Meet Rachel Firestone – a Cooking Matters instructor who took her volunteer role to the next level with the help of her generous network.
Tell us a little bit about yourself. My name is Rachel Firestone; I’m from Pittsburgh and grew up in Squirrel Hill and went to Allderdice High School. I returned to Pittsburgh in 2014 with my husband, two boys, and now a new puppy, after several years in the San Francisco Bay Area focusing on web development and technology. I have also trained and worked as a Pastry Chef for a James Beard award-winning restaurant and several others. Currently, I’m a co-Chair of Women’s Philanthropy with the Jewish Federation of Greater Pittsburgh and an Advisory Board member of Repair the World: Pittsburgh.
Why and how did you get involved with Cooking Matters? I first got involved in 412 Food Rescue through my involvement with Repair the World: Pittsburgh. I started doing a regular rescue with 412 Food Rescue and then learned about the training program to be a culinary instructor with Cooking Matters. I’ve taught cooking in the past, and thought of no better way to give my time and experience to others. It was a natural fit for me, because of my love of cooking and I wanted to help individuals and families who have food insecurity with the tools to cook healthy meals for themselves.
What has your experience been at CHS? Working with CHS was an eye opening experience. The residents of CHS have unique needs and had varying levels of cooking experience. The course gave them an opportunity to engage with other residents, find joy in cooking, and build the confidence and skills to cook for themselves, when many of them were having microwave meals.

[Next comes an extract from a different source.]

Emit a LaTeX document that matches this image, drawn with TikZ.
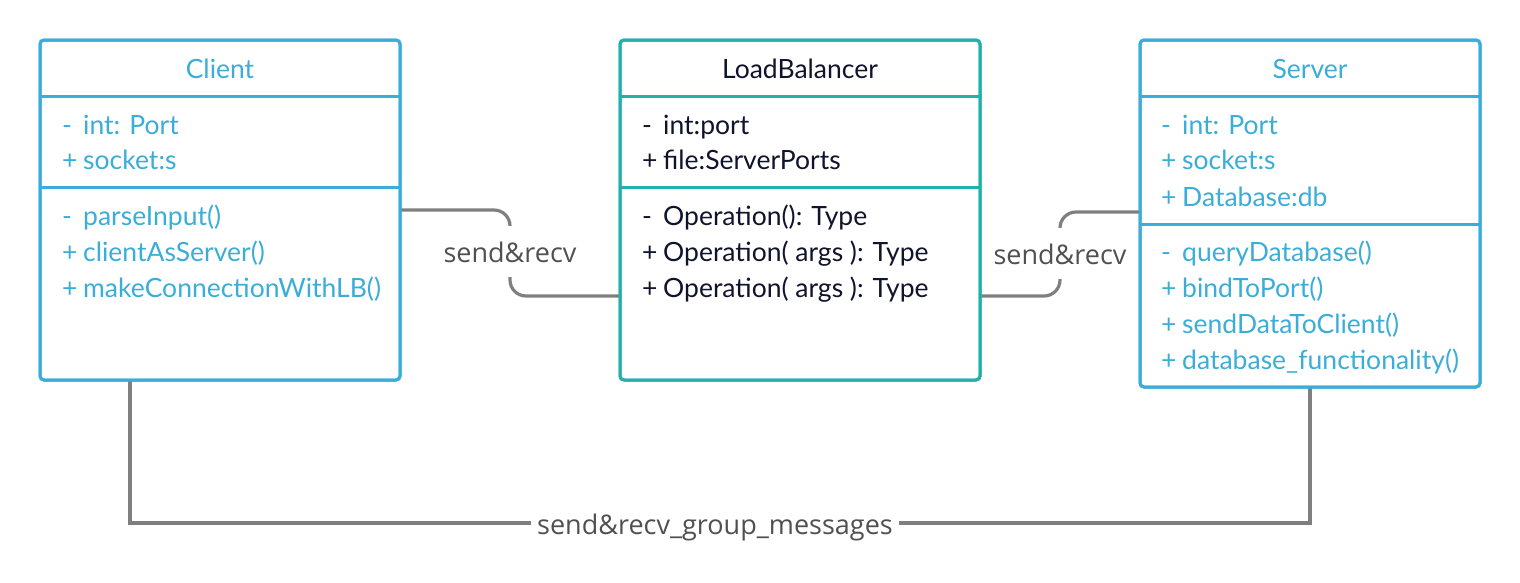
\documentclass[tikz,border=0pt]{standalone}
\usepackage{fontspec}
\setmainfont{Lato}
\newfontfamily\connfont{Open Sans}
\definecolor{cblue}{HTML}{3AADD9}
\definecolor{cteal}{HTML}{22B1AA}
\definecolor{cnavy}{HTML}{10132C}
\definecolor{lgray}{HTML}{7F7F7F}
\definecolor{tgray}{HTML}{505050}
\tikzset{
  classbox/.style={rectangle, line width=3pt, rounded corners=4pt, fill=white, inner sep=0pt, outer sep=0pt, anchor=north west},
  divider/.style={line width=3pt},
  txt/.style={anchor=base west, inner sep=0pt, font=\fontsize{26.5}{32}\selectfont},
  title/.style={anchor=base, inner sep=0pt, font=\fontsize{26.5}{32}\selectfont},
  conn/.style={draw=lgray, line width=3.2pt},
  lbl/.style={font=\connfont\fontsize{27}{32}\selectfont, text=tgray, fill=white, inner xsep=6pt, inner ysep=15pt, anchor=base},
}
\newcommand{\vis}[1]{\makebox[21pt][l]{#1}}
\begin{document}
\begin{tikzpicture}[x=1pt,y=-1pt]
\useasboundingbox (0,0) rectangle (1520,582);

% boxes
\node[classbox, draw=cblue, minimum width=360pt, minimum height=340pt] (client) at (40,40) {};
\node[classbox, draw=cteal, minimum width=360pt, minimum height=340pt] (lb) at (620,40) {};
\node[classbox, draw=cblue, minimum width=340pt, minimum height=347pt] (server) at (1140,40) {};

% connector anchor points
\coordinate (c1a) at (client.east |- 0,210);
\coordinate (c1b) at (lb.west |- 0,296);
\coordinate (c2a) at (lb.east |- 0,296);
\coordinate (c2b) at (server.west |- 0,212);
\coordinate (c3a) at (client.south -| 130,0);
\coordinate (c3b) at (server.south -| 1310,0);

% connectors
\draw[conn, rounded corners=16pt] (c1a) -- (510,210) -- (510,296) -- (c1b);
\draw[conn, rounded corners=16pt] (c2a) -- (1060,296) -- (1060,212) -- (c2b);
\draw[conn] (c3a) -- (130,523) -- (1310,523) -- (c3b);

% redraw box borders over connector ends
\draw[cblue, line width=3pt, rounded corners=4pt] (client.north west) rectangle (client.south east);
\draw[cteal, line width=3pt, rounded corners=4pt] (lb.north west) rectangle (lb.south east);
\draw[cblue, line width=3pt, rounded corners=4pt] (server.north west) rectangle (server.south east);

% dividers
\draw[divider, cblue] (client.west |- 0,96) -- (client.east |- 0,96);
\draw[divider, cblue] (client.west |- 0,187) -- (client.east |- 0,187);
\draw[divider, cteal] (lb.west |- 0,96) -- (lb.east |- 0,96);
\draw[divider, cteal] (lb.west |- 0,187) -- (lb.east |- 0,187);
\draw[divider, cblue] (server.west |- 0,96) -- (server.east |- 0,96);
\draw[divider, cblue] (server.west |- 0,224) -- (server.east |- 0,224);

% Client texts
\node[title, text=cblue] (ct) at (220,78) {Client};
\node[txt, text=cblue] (ca1) at (62,134) {\vis{-}int: Port};
\node[txt, text=cblue] (ca2) at (62,169) {\vis{+}socket:s};
\node[txt, text=cblue] (cm1) at (62,225) {\vis{-}parseInput()};
\node[txt, text=cblue] (cm2) at (62,261) {\vis{+}clientAsServer()};
\node[txt, text=cblue] (cm3) at (62,297) {\vis{+}makeConnectionWithLB()};

% LoadBalancer texts
\node[title, text=cnavy] (lt) at (800,78) {LoadBalancer};
\node[txt, text=cnavy] (la1) at (642,134) {\vis{-}int:port};
\node[txt, text=cnavy] (la2) at (642,169) {\vis{+}file:ServerPorts};
\node[txt, text=cnavy] (lm1) at (642,225) {\vis{-}Operation(): Type};
\node[txt, text=cnavy] (lm2) at (642,261) {\vis{+}Operation( args ): Type};
\node[txt, text=cnavy] (lm3) at (642,297) {\vis{+}Operation( args ): Type};

% Server texts
\node[title, text=cblue] (st) at (1310,78) {Server};
\node[txt, text=cblue] (sa1) at (1161,134) {\vis{-}int: Port};
\node[txt, text=cblue] (sa2) at (1161,169) {\vis{+}socket:s};
\node[txt, text=cblue] (sa3) at (1161,206) {\vis{+}Database:db};
\node[txt, text=cblue] (sm1) at (1161,261) {\vis{-}queryDatabase()};
\node[txt, text=cblue] (sm2) at (1161,297) {\vis{+}bindToPort()};
\node[txt, text=cblue] (sm3) at (1161,333) {\vis{+}sendDataToClient()};
\node[txt, text=cblue] (sm4) at (1161,369) {\vis{+}database\_functionality()};

% connector labels
\node[lbl] (l1) at (510,262) {send\&recv};
\node[lbl] (l2) at (1060,264) {send\&recv};
\node[lbl] (l3) at (715,534) {send\&recv\_group\_messages};
\end{tikzpicture}
\end{document}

What compelled you to further your involvement in this organization and with the participants we serve? To me, the population that CHS services is a forgotten population. What I mean by that, is that many of us don’t recognize what it means to rely on community services for basic needs such as housing, support to get back on our feet, and not being able to live with our families, and unless we have direct exposure to this population, most of us don’t understand their circumstances and what it is like to be in that position. Our class took place from October to December, and while the class was going on, it occurred to me that many of these residents would be alone for Thanksgiving and Christmas. It was important to me, as the holiday season came around, to give these folks some holiday cheer, so I asked some friends on Facebook if they would be willing to chip in $10 to get the residents a catered meal from Whole Foods for Thanksgiving. I was blown away by the generosity of my friends, and I raised over $900 in 48 hours, enough for three holiday meals for the residents of CHS – Thanksgiving dinner, Christmas Dinner, and a special holiday in the future.

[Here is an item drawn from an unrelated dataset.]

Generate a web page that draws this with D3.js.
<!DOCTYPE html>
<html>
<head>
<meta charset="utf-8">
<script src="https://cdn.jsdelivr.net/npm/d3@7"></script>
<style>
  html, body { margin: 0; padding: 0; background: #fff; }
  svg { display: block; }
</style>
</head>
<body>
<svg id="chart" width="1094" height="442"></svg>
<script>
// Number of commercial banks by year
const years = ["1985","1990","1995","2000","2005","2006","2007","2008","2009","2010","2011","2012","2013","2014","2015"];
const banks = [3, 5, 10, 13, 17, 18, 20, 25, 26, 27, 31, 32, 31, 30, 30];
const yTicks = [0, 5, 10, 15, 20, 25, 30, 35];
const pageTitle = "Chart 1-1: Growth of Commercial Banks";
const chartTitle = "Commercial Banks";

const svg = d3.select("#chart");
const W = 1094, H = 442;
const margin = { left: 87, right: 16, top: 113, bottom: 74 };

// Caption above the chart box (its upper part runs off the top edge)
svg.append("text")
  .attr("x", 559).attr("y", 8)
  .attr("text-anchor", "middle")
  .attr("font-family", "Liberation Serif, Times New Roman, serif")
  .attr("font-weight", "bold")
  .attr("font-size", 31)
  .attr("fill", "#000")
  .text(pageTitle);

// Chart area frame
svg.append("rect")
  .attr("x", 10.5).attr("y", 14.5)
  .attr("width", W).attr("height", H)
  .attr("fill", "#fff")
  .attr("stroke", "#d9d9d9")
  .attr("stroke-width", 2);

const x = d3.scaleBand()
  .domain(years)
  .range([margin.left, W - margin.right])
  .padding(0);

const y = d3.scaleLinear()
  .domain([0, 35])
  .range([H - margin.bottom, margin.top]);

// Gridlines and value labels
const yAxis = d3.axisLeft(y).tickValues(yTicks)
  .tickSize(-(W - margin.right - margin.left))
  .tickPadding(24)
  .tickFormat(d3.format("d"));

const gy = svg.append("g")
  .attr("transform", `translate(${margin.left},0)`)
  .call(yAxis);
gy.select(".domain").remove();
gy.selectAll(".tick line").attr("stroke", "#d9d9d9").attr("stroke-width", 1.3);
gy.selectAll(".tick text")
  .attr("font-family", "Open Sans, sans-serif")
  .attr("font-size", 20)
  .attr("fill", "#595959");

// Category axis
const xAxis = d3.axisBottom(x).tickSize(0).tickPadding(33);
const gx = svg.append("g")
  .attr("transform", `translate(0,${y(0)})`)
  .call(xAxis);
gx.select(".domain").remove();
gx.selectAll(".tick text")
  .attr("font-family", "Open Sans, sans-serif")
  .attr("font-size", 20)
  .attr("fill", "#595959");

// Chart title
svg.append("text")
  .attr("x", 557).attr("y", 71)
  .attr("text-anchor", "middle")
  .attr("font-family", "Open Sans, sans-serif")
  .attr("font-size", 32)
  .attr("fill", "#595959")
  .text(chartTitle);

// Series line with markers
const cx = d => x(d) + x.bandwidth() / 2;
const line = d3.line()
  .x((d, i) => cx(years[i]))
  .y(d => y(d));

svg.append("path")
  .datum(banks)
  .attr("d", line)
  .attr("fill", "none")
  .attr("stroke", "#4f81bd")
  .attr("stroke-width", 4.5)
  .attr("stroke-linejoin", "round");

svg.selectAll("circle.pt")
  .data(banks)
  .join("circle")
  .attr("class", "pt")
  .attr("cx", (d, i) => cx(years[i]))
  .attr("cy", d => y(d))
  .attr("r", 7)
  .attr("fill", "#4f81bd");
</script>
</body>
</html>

My new course with Cooking Matters is at the Pitt Pantry. This population has a more advanced skill-set, but just needs a little push with creativity and confidence. In our first lesson, we talked about chopping, mincing, and dicing for the purposes of making Turkey Chili. It was very fun to see the students want to try these techniques. Cooking Matters is so amazing because it spreads the message that eating healthfully is accessible, it’s uncomplicated, and it does not have to be expensive.
If you could give someone one reason to get involved with our food education programs, what would it be? There is hardly a more rewarding gift than watching someone develop a new skill that will serve themselves and their families for a lifetime. The impact can be exponential. In addition, the kitchen is the heart of a home, and being able to help others cook, and build relationships and memories, is such a small thing a person to do to have a tremendous impact on the quality of someone else’s life.